You Never Notice the Janitor 🧹

I swore I’d never be a janitor like my dad. But in tech, I became one anyway—cleaning up code, teams, and culture behind the scenes. You only notice the janitor when everything’s broken. And that’s the point.

You Never Notice the Janitor 🧹

Until the mess gets too big to ignore.

When I was a kid, I used to help my dad mop the grimy floors of our apartment building. I’d sweep the basement, bundle the trash bags from the compactor, and help haul everything out to the curb. He was a building porter, then a superintendent. It was relentless work—thankless, invisible, necessary. I promised myself I would never be like that.

But here I am.

Not with a mop in my hand, but with bug tickets 🐛, refactors 🛠️, and org-wide drama 🎭 to clean up. Somewhere along the way, I became a janitor in tech. The kind people only notice when something starts to smell. The kind no one thinks to thank until everything breaks.

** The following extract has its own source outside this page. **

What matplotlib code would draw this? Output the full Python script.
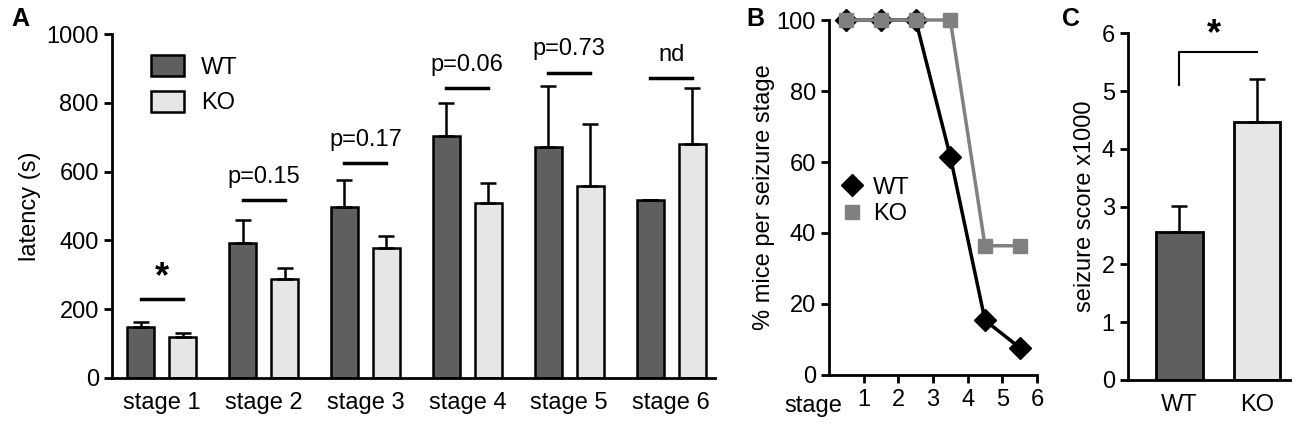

🧰 The Fixer in the Shadows

It started with the code. Always the code.

When I worked as a designer at an IT company building a CRM for VCs, I transitioned into frontend engineering just to do the job better than the engineers who were handing off barely functional interfaces. From there, I moved to a Ruby on Rails shop, and quickly found the backend a disaster. They weren’t following Ruby or Rails best practices, and the architecture was a mess. So I cleaned it up.

At a fintech startup, I told them during my interview that the API was the product—not the frontend. That statement didn’t land at the time. Nearly a year later, after I cleaned up the frontend architecture and design, the team finally caught up to that insight.

At CarGurus, I inherited a mountain of outdated Freemarker code 🧱. I started introducing React under the radar, cleaned up old tech debt, and mentored engineers on modern web best practices. I refactored a financing admin panel three times in one year because engineers kept rebuilding it wrong.

Even today, on my current team, I’ve quietly removed tech debt across both frontend and backend (JavaScript and Java), simplified architecture, and paved the way for a cleaner, more maintainable codebase.

It’s not glamorous work. It’s often invisible. But without it, the foundation crumbles. 🏚️


🕸 The Untangler of Messes

But it’s not just the code that needs cleaning.

On the first growth team at HubSpot, I pointed out that our 30% week-two retention wasn’t the problem—it was actually good considering the questionable ads we were running and the audience we were attracting. That shifted how people saw the data 📊.

On the product team, I kept asking if the billing interface we were building would actually help us meet our goals 🎯. That unearthed deeper issues: acquisition tactics that didn’t align with long-term value.

At CarGurus, I’ve resolved more drama than I care to count—quietly supporting developers, navigating dysfunction, and stabilizing team culture 🤝.

As a manager, I dealt with personnel debt and team dynamics. As an IC, I still find myself stepping in to guide, support, and clean up. Not because it’s in my job description. Because it’s necessary.

Everywhere I’ve been, I’ve offered observations 👀, pushed for better, and tried to leave things better than I found them. That usually means dealing with what others ignore: the mess behind the scenes.


🪣 Why I Keep Grabbing the Mop

So why do I keep doing it?

Because I care. ❤️
Because I see it. 👁️
Because walking past a mess I know how to fix feels worse than just fixing it.

I don’t do it for credit. I don’t do it for visibility. Most of the time, people only notice when things break. That’s the curse of being a janitor. If you’re doing it well, no one sees the mess. They just assume things work.

But there’s a kind of pride in it too. In knowing you hold things together 🧩. In seeing the impact even if no one else does. In being someone who cares enough to clean it up.


👨‍🔧 The Janitor I Didn’t Want to Be

My dad worked harder than most people ever will. He deserved more credit than he got. And now, I understand him more than I ever expected to.

I became the janitor I swore I’d never be. Not because I failed. Because I gave a damn.

And in this industry? That might be the most important job of all.

So if there’s someone on your team quietly fixing the unfixable, stabilizing what’s shaky, and caring when others check out—thank them. They probably won’t ask for it. But they’ve earned it.